Nature of $\sum\left(\cos \frac{1}{n^\alpha}\right)^n$ 
How can I study the convergence of this series  $$\sum\cos^n
\frac{1}{n^\alpha}$$ depending on $\alpha >0$
  ?

I found that $$\cos^n \frac{1}{n^\alpha} \sim \exp\left(\frac{-1}{2n^{2\alpha -1}}\right)$$
The case $2\alpha - 1  \geq 0$ can then be treated, as the series diverges.
But how can I exploit that same similar to treat the other case?
Thanks
 A: Using two facts, this one and this one, we have
$$1-\frac{x^2}{2}\leq \cos{x}\leq e^{-\frac{x^2}{2}}, x \in \left[0,\frac{\pi}{2}\right]$$
or, because $\frac{1}{n^{\alpha}}$ will be close to $0$ for suficiently large $n$
$$1-\frac{1}{2n^{2\alpha}}\leq
\cos{\frac{1}{n^{\alpha}}}\leq
\frac{1}{e^{\frac{1}{2n^{2\alpha}}}}$$
and, applying Bernoulli's inequality
$$1-\frac{n}{2n^{2\alpha}}\leq
\left(1-\frac{1}{2n^{2\alpha}}\right)^n\leq
\cos^n{\frac{1}{n^{\alpha}}}\leq
\frac{1}{e^{\frac{n}{2n^{2\alpha}}}}$$
Thus, for $2\alpha-1\geq0$
$$\lim\limits_{n\to\infty}\cos^n{\frac{1}{n^{\alpha}}} \ne 0$$
and the series doesn't converge.

For $2\alpha-1<0$ or $0<1-2\alpha$ and
$$0<\cos^n{\frac{1}{n^{\alpha}}}\leq
\frac{1}{e^{\frac{n}{2n^{2\alpha}}}}=
\left(\frac{1}{e}\right)^{\frac{n^{(1-2\alpha)}}{2}}$$
Using this limit (more details here)
$$\lim\limits_{n\to\infty}\frac{n^{1-2\alpha}}{\ln{n}}=\infty$$
for suficiently large $n$ we will have 
$$n^{1-2\alpha}>4\ln{n}=\ln{n^4} \Rightarrow \\
e^{\frac{n^{1-2\alpha}}{2}}>e^{\frac{\ln{n^4}}{2}}=n^2 \Rightarrow \\
\left(\frac{1}{e}\right)^{\frac{n^{1-2\alpha}}{2}}<\frac{1}{n^2}$$
and by comparison test, the series converges.

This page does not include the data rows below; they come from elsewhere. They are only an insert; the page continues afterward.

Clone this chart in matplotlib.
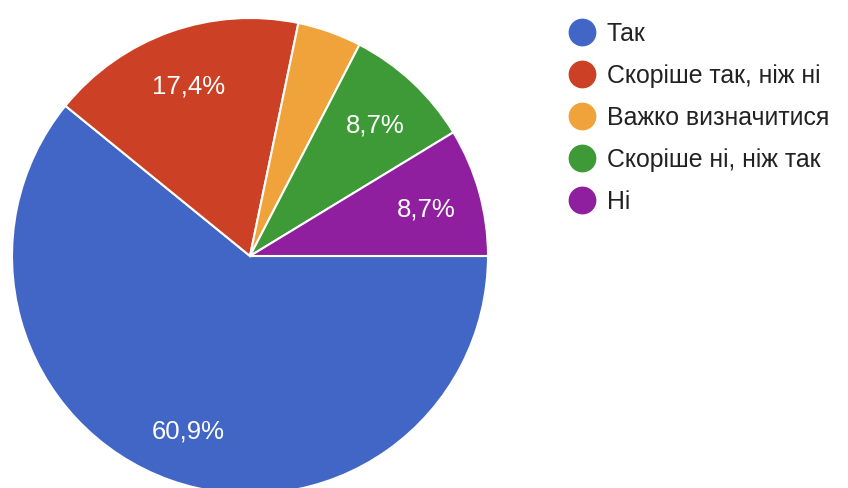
import matplotlib.pyplot as plt
from matplotlib.lines import Line2D

plt.rcParams['font.family'] = ['Liberation Sans', 'DejaVu Sans']

# відповіді (кількість респондентів, 23 всього)
answers = ['Так', 'Скоріше так, ніж ні', 'Важко визначитися', 'Скоріше ні, ніж так', 'Ні']
counts = [14, 4, 1, 2, 2]
colors = ['#4166c5', '#cc4125', '#f0a33a', '#3e9a36', '#8f1f9f']


def pct_label(p):
    if p < 5:
        return ''
    return f'{p:.1f}'.replace('.', ',') + '%'


fig = plt.figure(figsize=(8.48, 4.88), dpi=100)
ax = fig.add_axes([0, 0, 1, 1])

wedges, texts, autotexts = ax.pie(
    counts,
    colors=colors,
    startangle=0,
    counterclock=False,
    center=(250, 232),
    radius=238,
    autopct=pct_label,
    pctdistance=0.77,
    wedgeprops=dict(edgecolor='white', linewidth=1.5),
    textprops=dict(color='white', fontsize=18.5),
)
# center on the digits rather than on the full text box (comma descender)
for t in autotexts:
    x, y = t.get_position()
    t.set_position((x, y - 3))

ax.set_xlim(0, 848)
ax.set_ylim(0, 488)
ax.set_aspect('equal')
ax.axis('off')

handles = [Line2D([], [], marker='o', linestyle='none', markersize=19,
                  markerfacecolor=c, markeredgecolor=c) for c in colors]
ax.legend(handles, answers, loc='upper left',
          bbox_to_anchor=(570 / 848, 1 - 22 / 488),
          bbox_transform=fig.transFigure,
          frameon=False, fontsize=17.9, borderpad=0, borderaxespad=0,
          handlelength=0.98, handletextpad=0.5, labelspacing=0.72,
          labelcolor='#222222')

fig.savefig('out.png', dpi=100)
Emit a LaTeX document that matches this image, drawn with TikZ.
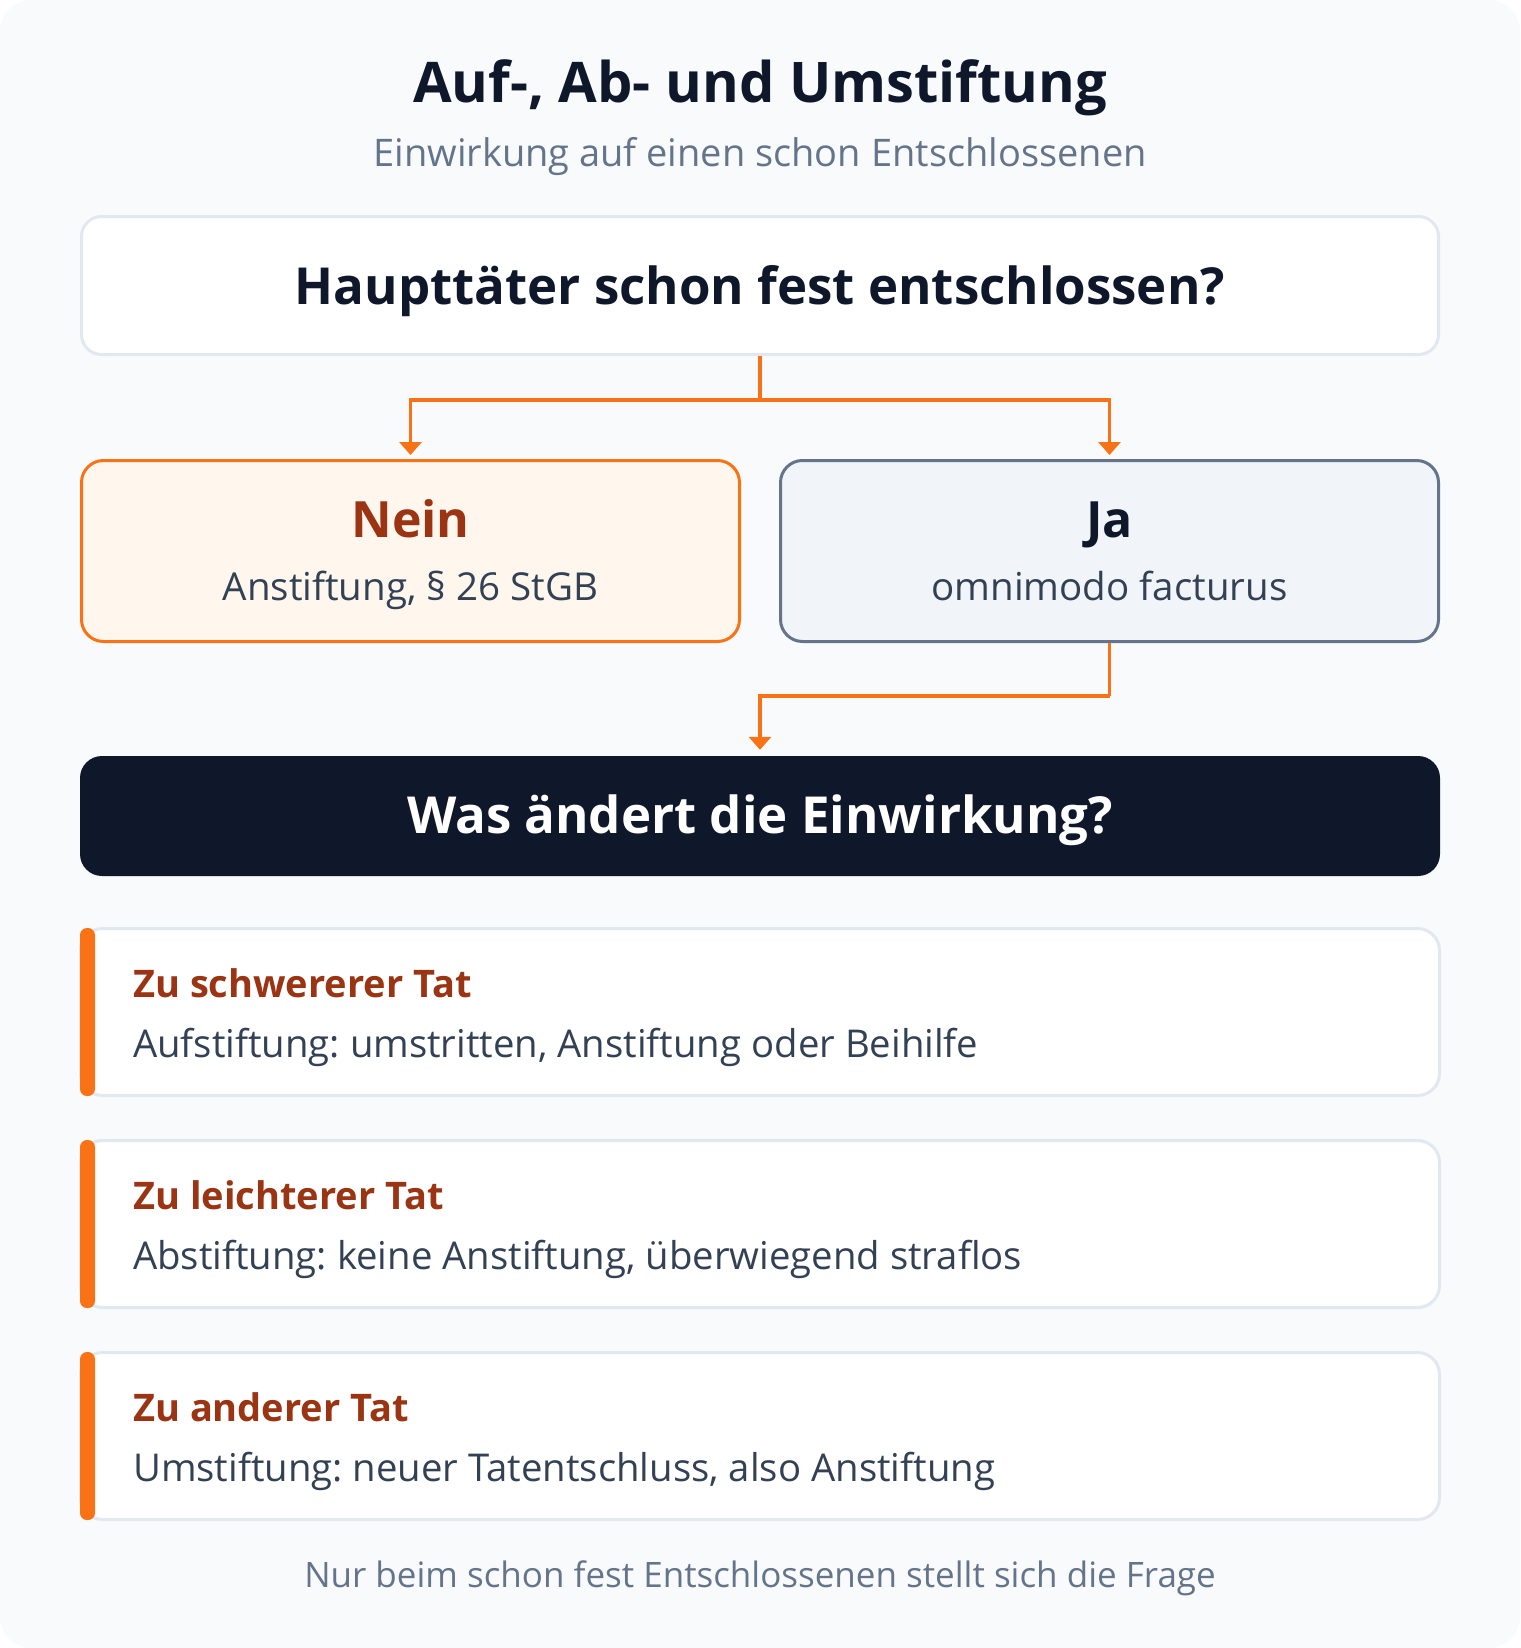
\documentclass[tikz,border=0pt]{standalone}
\usepackage{fontspec}
\setmainfont{Open Sans}
\usetikzlibrary{arrows.meta}
\frenchspacing
\definecolor{bgc}{HTML}{F8FAFC}
\definecolor{ink}{HTML}{0F172A}
\definecolor{muted}{HTML}{64748B}
\definecolor{bodyc}{HTML}{334155}
\definecolor{lineg}{HTML}{E2E8F0}
\definecolor{orangec}{HTML}{F97316}
\definecolor{rust}{HTML}{9A3412}
\definecolor{neinfill}{HTML}{FFF7ED}
\definecolor{jafill}{HTML}{F1F5F9}
\definecolor{jaline}{HTML}{64748B}
\tikzset{
  txt/.style={inner sep=0pt, anchor=base},
  qbox/.style={draw=lineg, line width=3pt, fill=white, rounded corners=20pt, minimum width=1357pt, minimum height=138pt, inner sep=0pt},
  neinbox/.style={draw=orangec, line width=3pt, fill=neinfill, rounded corners=22pt, minimum width=658pt, minimum height=181pt, inner sep=0pt},
  jabox/.style={draw=jaline, line width=3pt, fill=jafill, rounded corners=22pt, minimum width=658pt, minimum height=181pt, inner sep=0pt},
  darkbox/.style={fill=ink, rounded corners=22pt, minimum width=1360pt, minimum height=120pt, inner sep=0pt},
  card/.style={draw=lineg, line width=3pt, fill=white, rounded corners=22pt, minimum width=1359pt, minimum height=167pt, inner sep=0pt},
  conn/.style={draw=orangec, line width=3.5pt, -{Triangle[length=13pt,width=22pt]}},
  bar/.style={fill=orangec, rounded corners=7pt},
}
\begin{document}
\begin{tikzpicture}[x=1pt,y=-1pt]
\useasboundingbox (0,0) rectangle (1520,1648);
\fill[white] (0,0) rectangle (1520,1648);
\fill[bgc, rounded corners=32pt] (0,0) rectangle (1520,1648);

% title
\node[txt, text=ink, font=\fontsize{56}{62}\selectfont\bfseries] (title) at (760,103) {Auf-, Ab- und Umstiftung};
\node[txt, text=muted, font=\fontsize{38}{44}\selectfont] (subtitle) at (760,167) {Einwirkung auf einen schon Entschlossenen};

% question
\node[qbox] (q) at (760,285.5) {};
\node[txt, text=ink, font=\fontsize{51}{58}\selectfont\bfseries] (qt) at (760,304) {Haupttäter schon fest entschlossen?};

% nein / ja
\node[neinbox] (nein) at (410.5,551) {};
\node[txt, text=rust, font=\fontsize{50}{56}\selectfont\bfseries] (neint) at (410.5,537) {Nein};
\node[txt, text=bodyc, font=\fontsize{38.5}{44}\selectfont] (neins) at (410.5,600) {Anstiftung, § 26 StGB};

\node[jabox] (ja) at (1109.5,551) {};
\node[txt, text=ink, font=\fontsize{50}{56}\selectfont\bfseries] (jat) at (1109.5,537) {Ja};
\node[txt, text=bodyc, font=\fontsize{38.5}{44}\selectfont] (jas) at (1109.5,600) {omnimodo facturus};

% dark box
\node[darkbox] (was) at (760,816) {};
\node[txt, text=white, font=\fontsize{51}{58}\selectfont\bfseries] (wast) at (760,833) {Was ändert die Einwirkung?};

% connectors
\coordinate (split) at (760,400);
\draw[conn, -] (q.south) -- (split);
\draw[conn, shorten >=4pt] (split) -| (nein.north);
\draw[conn, shorten >=4pt] (split) -| (ja.north);
\coordinate (join) at (1109.5,696);
\draw[conn, -] (ja.south) -- (join);
\draw[conn, shorten >=6pt] (join) -| (was.north);

% cards
\foreach \i/\y/\head/\body in {
  1/1012/Zu schwererer Tat/{Aufstiftung: umstritten, Anstiftung oder Beihilfe},
  2/1224/Zu leichterer Tat/{Abstiftung: keine Anstiftung, überwiegend straflos},
  3/1436/Zu anderer Tat/{Umstiftung: neuer Tatentschluss, also Anstiftung}}{
  \node[card] (card\i) at (760,\y) {};
  \fill[bar] (80,\y-84) rectangle (95,\y+84);
  \node[txt, anchor=base west, text=rust, font=\fontsize{38}{44}\selectfont\bfseries] (head\i) at (133,\y-15) {\head};
  \node[txt, anchor=base west, text=bodyc, font=\fontsize{38.3}{44}\selectfont] (body\i) at (133,\y+45) {\body};
}

% footnote
\node[txt, text=muted, font=\fontsize{35}{40}\selectfont] (foot) at (760,1587) {Nur beim schon fest Entschlossenen stellt sich die Frage};
\end{tikzpicture}
\end{document}
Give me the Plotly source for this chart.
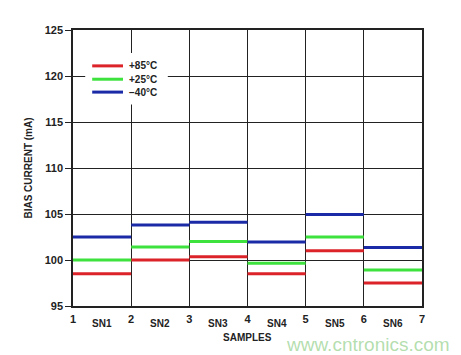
import plotly.graph_objects as go

samples = ["SN1", "SN2", "SN3", "SN4", "SN5", "SN6"]
edges = [1, 2, 3, 4, 5, 6, 7]
temps = ["+85°C", "+25°C", "\u221240°C"]
vals_85 = [98.5, 100.0, 100.35, 98.5, 101.0, 97.5]
vals_25 = [100.0, 101.4, 102.0, 99.65, 102.5, 98.9]
vals_m40 = [102.5, 103.8, 104.1, 101.95, 104.95, 101.35]
colors = ["#dc2329", "#3de23d", "#1b2aa6"]
ytick_vals = [95, 100, 105, 110, 115, 120, 125]

fig = go.Figure()
for name, vals, col in zip(temps, [vals_85, vals_25, vals_m40], colors):
    xs, ys = [], []
    for i, v in enumerate(vals):
        xs += [edges[i], edges[i + 1], None]
        ys += [v, v, None]
    fig.add_trace(go.Scatter(x=xs, y=ys, mode="lines", name=name,
                             line=dict(color=col, width=3), connectgaps=False,
                             showlegend=False))

font_b = "Liberation Sans, Arial, sans-serif"

# legend (box + sample lines + labels)
fig.add_shape(type="rect", xref="x", yref="y", x0=1.21, x1=2.63, y0=116.9, y1=122.5,
              fillcolor="white", line=dict(width=0), layer="above")
leg_y = [121.1, 119.65, 118.25]
for name, col, ly in zip(temps, colors, leg_y):
    fig.add_shape(type="line", xref="x", yref="y", x0=1.33, x1=1.86, y0=ly, y1=ly,
                  line=dict(color=col, width=3), layer="above")
    fig.add_annotation(x=1.92, y=ly, xref="x", yref="y", xanchor="left", yanchor="middle",
                       text="<b>%s</b>" % name, showarrow=False,
                       font=dict(family=font_b, size=10, color="#222"))

for i, s in enumerate(samples):
    fig.add_annotation(x=(edges[i] + edges[i + 1]) / 2, y=0, xref="x", yref="paper",
                       yshift=-10, yanchor="top", text="<b>%s</b>" % s, showarrow=False,
                       font=dict(family=font_b, size=10, color="#222"))
fig.add_annotation(x=0.5, y=0, xref="paper", yref="paper", yshift=-24, yanchor="top",
                   text="<b>SAMPLES</b>", showarrow=False,
                   font=dict(family=font_b, size=10, color="#222"))
fig.add_annotation(x=1.0, y=0, xref="paper", yref="paper", xshift=30, yshift=-26,
                   xanchor="right", yanchor="top", text="www.cntronics.com",
                   showarrow=False, font=dict(family="Liberation Sans, Arial", size=19,
                                              color="rgba(130,200,120,0.6)"))

fig.update_layout(
    width=461, height=355,
    margin=dict(l=73, r=39, t=30, b=49),
    paper_bgcolor="white", plot_bgcolor="white",
    font=dict(family=font_b, size=11, color="#222"),
    showlegend=False,
    xaxis=dict(range=[1, 7], tickvals=edges, ticktext=["<b>%d</b>" % e for e in edges],
               showgrid=True, gridcolor="#222", gridwidth=1.3, zeroline=False,
               showline=True, linecolor="#222", linewidth=1.5, mirror=True,
               ticks="", ticklabelstandoff=2),
    yaxis=dict(range=[95, 125], tickvals=ytick_vals,
               ticktext=["<b>%d</b>" % v for v in ytick_vals],
               showgrid=True, gridcolor="#222", gridwidth=1.3, zeroline=False,
               showline=True, linecolor="#222", linewidth=1.5, mirror=True,
               ticks="outside", ticklen=6, tickcolor="#222",
               title=dict(text="<b>BIAS CURRENT (mA)</b>", standoff=10,
                          font=dict(family=font_b, size=10))),
)

fig.write_html("out.html")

A: Note that the expression we are dealing with now is 
$$\sum_{n=1}^\infty \exp(-n^a/2)$$
with $0<a<1$. Now we can use the integral test and a substitution $u^{1/a}=x$, $\frac{u^{1/a-1}}{a}du=dx$
$$\int_1^\infty \exp(-x^a/2)dx = \frac{1}{a}\int_1^\infty \exp(-u/2)u^{1/a-1}du$$
And the last integral converges via the ratio test.